-- begin COLLECTED MATERIAL --

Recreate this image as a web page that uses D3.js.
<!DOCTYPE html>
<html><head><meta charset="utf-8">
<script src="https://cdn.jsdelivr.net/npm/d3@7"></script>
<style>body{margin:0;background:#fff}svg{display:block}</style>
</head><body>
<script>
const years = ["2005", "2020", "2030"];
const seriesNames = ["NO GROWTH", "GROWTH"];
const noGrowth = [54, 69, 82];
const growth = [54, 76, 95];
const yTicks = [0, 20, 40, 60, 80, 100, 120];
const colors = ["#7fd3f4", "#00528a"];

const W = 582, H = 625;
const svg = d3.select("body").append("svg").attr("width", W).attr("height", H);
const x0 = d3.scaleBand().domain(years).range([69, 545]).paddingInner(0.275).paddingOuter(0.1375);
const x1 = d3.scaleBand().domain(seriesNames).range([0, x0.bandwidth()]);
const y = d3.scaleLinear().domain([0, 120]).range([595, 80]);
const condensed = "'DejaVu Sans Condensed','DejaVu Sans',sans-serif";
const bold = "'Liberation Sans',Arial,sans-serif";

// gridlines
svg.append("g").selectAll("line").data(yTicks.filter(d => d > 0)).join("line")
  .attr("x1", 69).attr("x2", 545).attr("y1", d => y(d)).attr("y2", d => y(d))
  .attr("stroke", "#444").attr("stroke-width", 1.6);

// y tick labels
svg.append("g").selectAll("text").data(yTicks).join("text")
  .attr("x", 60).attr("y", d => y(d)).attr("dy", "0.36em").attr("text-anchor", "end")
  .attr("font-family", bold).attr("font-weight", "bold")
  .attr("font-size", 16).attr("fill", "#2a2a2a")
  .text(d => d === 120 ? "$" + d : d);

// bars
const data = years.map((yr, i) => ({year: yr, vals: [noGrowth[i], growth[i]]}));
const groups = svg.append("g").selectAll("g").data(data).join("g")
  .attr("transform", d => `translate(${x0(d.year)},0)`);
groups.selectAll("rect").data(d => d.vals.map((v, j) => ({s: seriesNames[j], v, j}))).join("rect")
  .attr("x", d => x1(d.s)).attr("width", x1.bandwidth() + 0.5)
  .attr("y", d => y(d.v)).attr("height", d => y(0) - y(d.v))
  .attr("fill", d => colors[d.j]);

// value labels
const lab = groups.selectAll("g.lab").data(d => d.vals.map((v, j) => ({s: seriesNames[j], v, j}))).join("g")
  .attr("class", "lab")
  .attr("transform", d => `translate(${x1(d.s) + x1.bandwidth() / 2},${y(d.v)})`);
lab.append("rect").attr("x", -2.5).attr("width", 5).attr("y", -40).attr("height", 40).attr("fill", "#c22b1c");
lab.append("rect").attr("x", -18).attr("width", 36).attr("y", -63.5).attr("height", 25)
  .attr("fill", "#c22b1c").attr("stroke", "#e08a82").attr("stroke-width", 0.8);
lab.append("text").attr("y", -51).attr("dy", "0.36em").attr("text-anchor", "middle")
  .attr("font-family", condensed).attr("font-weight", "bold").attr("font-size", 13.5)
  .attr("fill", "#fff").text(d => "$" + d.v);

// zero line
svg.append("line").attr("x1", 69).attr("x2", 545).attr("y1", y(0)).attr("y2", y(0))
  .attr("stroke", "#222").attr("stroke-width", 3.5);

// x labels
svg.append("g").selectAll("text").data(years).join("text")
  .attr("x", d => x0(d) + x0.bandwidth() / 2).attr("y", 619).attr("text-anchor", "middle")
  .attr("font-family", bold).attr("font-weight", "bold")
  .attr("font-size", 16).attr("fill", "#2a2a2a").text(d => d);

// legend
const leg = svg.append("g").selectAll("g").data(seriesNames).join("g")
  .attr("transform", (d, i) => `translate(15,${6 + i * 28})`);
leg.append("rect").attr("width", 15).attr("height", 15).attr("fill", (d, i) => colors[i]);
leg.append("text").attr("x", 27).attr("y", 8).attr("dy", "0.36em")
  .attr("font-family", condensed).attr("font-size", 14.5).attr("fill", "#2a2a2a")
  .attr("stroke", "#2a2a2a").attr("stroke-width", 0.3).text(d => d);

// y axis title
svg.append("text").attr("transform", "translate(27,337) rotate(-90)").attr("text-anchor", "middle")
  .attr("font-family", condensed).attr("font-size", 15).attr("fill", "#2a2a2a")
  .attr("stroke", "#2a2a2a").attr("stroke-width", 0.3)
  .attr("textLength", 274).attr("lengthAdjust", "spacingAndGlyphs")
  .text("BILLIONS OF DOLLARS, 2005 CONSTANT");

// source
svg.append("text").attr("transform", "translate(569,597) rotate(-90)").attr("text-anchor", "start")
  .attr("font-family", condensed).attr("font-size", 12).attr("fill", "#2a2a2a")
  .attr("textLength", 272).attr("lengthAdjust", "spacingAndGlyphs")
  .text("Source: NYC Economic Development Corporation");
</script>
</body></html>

-- end COLLECTED MATERIAL --

Copy out all of the data exactly, leaving nothing out.

» **TASK RESPONSE**
Recreate this image as a web page that uses D3.js.
<!DOCTYPE html>
<html><head><meta charset="utf-8">
<script src="https://cdn.jsdelivr.net/npm/d3@7"></script>
<style>body{margin:0;background:#fff}svg{display:block}</style>
</head><body>
<script>
const years = ["2005", "2020", "2030"];
const seriesNames = ["NO GROWTH", "GROWTH"];
const noGrowth = [54, 69, 82];
const growth = [54, 76, 95];
const yTicks = [0, 20, 40, 60, 80, 100, 120];
const colors = ["#7fd3f4", "#00528a"];

const W = 582, H = 625;
const svg = d3.select("body").append("svg").attr("width", W).attr("height", H);
const x0 = d3.scaleBand().domain(years).range([69, 545]).paddingInner(0.275).paddingOuter(0.1375);
const x1 = d3.scaleBand().domain(seriesNames).range([0, x0.bandwidth()]);
const y = d3.scaleLinear().domain([0, 120]).range([595, 80]);
const condensed = "'DejaVu Sans Condensed','DejaVu Sans',sans-serif";
const bold = "'Liberation Sans',Arial,sans-serif";

// gridlines
svg.append("g").selectAll("line").data(yTicks.filter(d => d > 0)).join("line")
  .attr("x1", 69).attr("x2", 545).attr("y1", d => y(d)).attr("y2", d => y(d))
  .attr("stroke", "#444").attr("stroke-width", 1.6);

// y tick labels
svg.append("g").selectAll("text").data(yTicks).join("text")
  .attr("x", 60).attr("y", d => y(d)).attr("dy", "0.36em").attr("text-anchor", "end")
  .attr("font-family", bold).attr("font-weight", "bold")
  .attr("font-size", 16).attr("fill", "#2a2a2a")
  .text(d => d === 120 ? "$" + d : d);

// bars
const data = years.map((yr, i) => ({year: yr, vals: [noGrowth[i], growth[i]]}));
const groups = svg.append("g").selectAll("g").data(data).join("g")
  .attr("transform", d => `translate(${x0(d.year)},0)`);
groups.selectAll("rect").data(d => d.vals.map((v, j) => ({s: seriesNames[j], v, j}))).join("rect")
  .attr("x", d => x1(d.s)).attr("width", x1.bandwidth() + 0.5)
  .attr("y", d => y(d.v)).attr("height", d => y(0) - y(d.v))
  .attr("fill", d => colors[d.j]);

// value labels
const lab = groups.selectAll("g.lab").data(d => d.vals.map((v, j) => ({s: seriesNames[j], v, j}))).join("g")
  .attr("class", "lab")
  .attr("transform", d => `translate(${x1(d.s) + x1.bandwidth() / 2},${y(d.v)})`);
lab.append("rect").attr("x", -2.5).attr("width", 5).attr("y", -40).attr("height", 40).attr("fill", "#c22b1c");
lab.append("rect").attr("x", -18).attr("width", 36).attr("y", -63.5).attr("height", 25)
  .attr("fill", "#c22b1c").attr("stroke", "#e08a82").attr("stroke-width", 0.8);
lab.append("text").attr("y", -51).attr("dy", "0.36em").attr("text-anchor", "middle")
  .attr("font-family", condensed).attr("font-weight", "bold").attr("font-size", 13.5)
  .attr("fill", "#fff").text(d => "$" + d.v);

// zero line
svg.append("line").attr("x1", 69).attr("x2", 545).attr("y1", y(0)).attr("y2", y(0))
  .attr("stroke", "#222").attr("stroke-width", 3.5);

// x labels
svg.append("g").selectAll("text").data(years).join("text")
  .attr("x", d => x0(d) + x0.bandwidth() / 2).attr("y", 619).attr("text-anchor", "middle")
  .attr("font-family", bold).attr("font-weight", "bold")
  .attr("font-size", 16).attr("fill", "#2a2a2a").text(d => d);

// legend
const leg = svg.append("g").selectAll("g").data(seriesNames).join("g")
  .attr("transform", (d, i) => `translate(15,${6 + i * 28})`);
leg.append("rect").attr("width", 15).attr("height", 15).attr("fill", (d, i) => colors[i]);
leg.append("text").attr("x", 27).attr("y", 8).attr("dy", "0.36em")
  .attr("font-family", condensed).attr("font-size", 14.5).attr("fill", "#2a2a2a")
  .attr("stroke", "#2a2a2a").attr("stroke-width", 0.3).text(d => d);

// y axis title
svg.append("text").attr("transform", "translate(27,337) rotate(-90)").attr("text-anchor", "middle")
  .attr("font-family", condensed).attr("font-size", 15).attr("fill", "#2a2a2a")
  .attr("stroke", "#2a2a2a").attr("stroke-width", 0.3)
  .attr("textLength", 274).attr("lengthAdjust", "spacingAndGlyphs")
  .text("BILLIONS OF DOLLARS, 2005 CONSTANT");

// source
svg.append("text").attr("transform", "translate(569,597) rotate(-90)").attr("text-anchor", "start")
  .attr("font-family", condensed).attr("font-size", 12).attr("fill", "#2a2a2a")
  .attr("textLength", 272).attr("lengthAdjust", "spacingAndGlyphs")
  .text("Source: NYC Economic Development Corporation");
</script>
</body></html>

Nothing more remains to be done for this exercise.